El conjunto pictórico no ofrece firmas ni está datado, pero inscripciones, a modo de graffitis, ofrecen pistas suficientes para situarlo en Año 1773  fecha ante quam, puede establecerse con bastante seguridad gracias a la precisión de quien intuyó dejar un dato para la historia.

Con todo, habida cuenta de la fecha ante quam se datan las pinturas, el autor muestra un conocimiento exacto de los trajes cortesanos y de la indumentaria de los tipos vulgares, pero ésta no responde a las del lugar.

Respecto al paisaje, se entrecruzan dos concepciones distintas impropias de un muralista: en un lado  recurre

 

a un paisaje por franjas o bandas de color dispuestas regularmente y por otro  lo utiliza de fondo sin elementos descriptivos y  reserva las zonas más próximas al espectador para los tonos más cálidos en tanto que los medios y los fríos se sitúan en la parte media y final o últimos planos. Los resultados son más que aceptables. El problema se plantea al integrar  las figuras en el paisaje pues las unas no hallan  la correlación adecuada en el otro.

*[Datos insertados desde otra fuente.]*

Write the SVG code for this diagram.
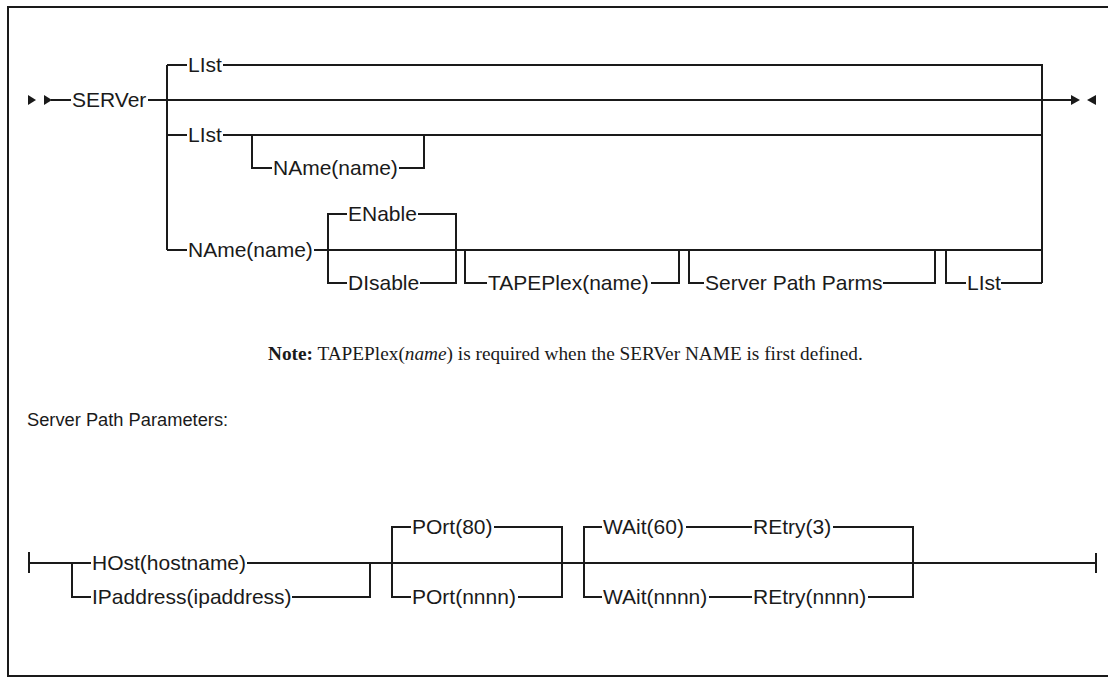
<svg xmlns="http://www.w3.org/2000/svg" width="1108" height="677" viewBox="0 0 1108 677">
<style>
.ln{fill:none;stroke:#1a1a1a;stroke-width:2;stroke-linejoin:miter;stroke-linecap:butt}
.t{font-family:"Liberation Sans",Arial,sans-serif;font-size:21px;fill:#1a1a1a}
.note{font-family:"Liberation Serif","Times New Roman",serif;font-size:19.3px;fill:#1a1a1a}
.hd{font-family:"Liberation Sans",Arial,sans-serif;font-size:18.3px;fill:#1a1a1a}
.ar{fill:#1a1a1a}
</style>
<rect x="0" y="0" width="1108" height="677" fill="#fff"/>
<rect x="8" y="7" width="1110" height="669" fill="none" stroke="#1a1a1a" stroke-width="2"/>

<g id="connectors">
  <path class="ln" d="M51,100 H71 M148,100 H1072"/>
  <path class="ln" d="M167,65 V250"/>
  <path class="ln" d="M167,65 H187 M223,65 H1042 V283"/>
  <path class="ln" d="M167,135 H187 M223,135 H1042"/>
  <path class="ln" d="M252,135 V168 H272 M399,168 H424 V135"/>
  <path class="ln" d="M167,250 H187 M314,250 H1042"/>
  <path class="ln" d="M347,214 H328 V283 H347 M418,214 H456 V283 H420"/>
  <path class="ln" d="M465,250 V283 H487 M651,283 H679 V250"/>
  <path class="ln" d="M689,250 V283 H704 M883,283 H935 V250"/>
  <path class="ln" d="M946,250 V283 H966 M1001,283 H1042"/>

  <path class="ln" d="M29,552 V573 M29,563 H91 M247,563 H1096 M1096,553 V573"/>
  <path class="ln" d="M72,563 V597 H91 M292,597 H370 V563"/>
  <path class="ln" d="M411,527 H392 V597 H411 M494,527 H562 V597 H518"/>
  <path class="ln" d="M602,527 H584 V597 H602 M686,527 H752 M833,527 H913 V597 H868 M709,597 H752"/>
</g>

<g id="terminators">
  <polygon class="ar" points="28,95 36,100 28,105"/>
  <polygon class="ar" points="44,95 52,100 44,105"/>
  <polygon class="ar" points="1071,95 1080,100 1071,105"/>
  <polygon class="ar" points="1096,95 1087,100 1096,105"/>
</g>

<g id="n-server"><text class="t" x="72" y="107">SERVer</text></g>
<g id="n-list1"><text class="t" x="188" y="72">LIst</text></g>
<g id="n-list2"><text class="t" x="188" y="142">LIst</text></g>
<g id="n-name1"><text class="t" x="273" y="175">NAme(name)</text></g>
<g id="n-name2"><text class="t" x="188" y="257">NAme(name)</text></g>
<g id="n-enable"><text class="t" x="348" y="221">ENable</text></g>
<g id="n-disable"><text class="t" x="348" y="290">DIsable</text></g>
<g id="n-tapeplex"><text class="t" x="488" y="290">TAPEPlex(name)</text></g>
<g id="n-spp"><text class="t" x="705" y="290">Server Path Parms</text></g>
<g id="n-list3"><text class="t" x="967" y="290">LIst</text></g>

<g id="note"><text class="note" x="268" y="360"><tspan font-weight="bold">Note:</tspan> TAPEPlex(<tspan font-style="italic">name</tspan>) is required when the SERVer NAME is first defined.</text></g>

<g id="heading"><text class="hd" x="27" y="426">Server Path Parameters:</text></g>

<g id="n-host"><text class="t" x="92" y="570">HOst(hostname)</text></g>
<g id="n-ip"><text class="t" x="92" y="604">IPaddress(ipaddress)</text></g>
<g id="n-port80"><text class="t" x="412" y="534">POrt(80)</text></g>
<g id="n-portn"><text class="t" x="412" y="604">POrt(nnnn)</text></g>
<g id="n-wait60"><text class="t" x="603" y="534">WAit(60)</text></g>
<g id="n-retry3"><text class="t" x="753" y="534">REtry(3)</text></g>
<g id="n-waitn"><text class="t" x="603" y="604">WAit(nnnn)</text></g>
<g id="n-retryn"><text class="t" x="753" y="604">REtry(nnnn)</text></g>
</svg>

La concepción general, el modo de yuxtaponer escenas para componer, el uso del color morado para perfilar y como fondo sobre el que depositar, sobre todo, el color turquesa; la distribución y tratamiento del color y la rapidez de las pinceladas en lo que afecta a la vegetación fundamentalmente; el tratamiento de los animales, la información que demuestra uno de los autores, muy lejos del nivel cultural que se supone a un medio rural en el siglo XVIII, llevan a aventurar la hipótesis de más de una mano  procedentes de talleres cerámicos no pequeños precisamente porque están muy bien relacionados.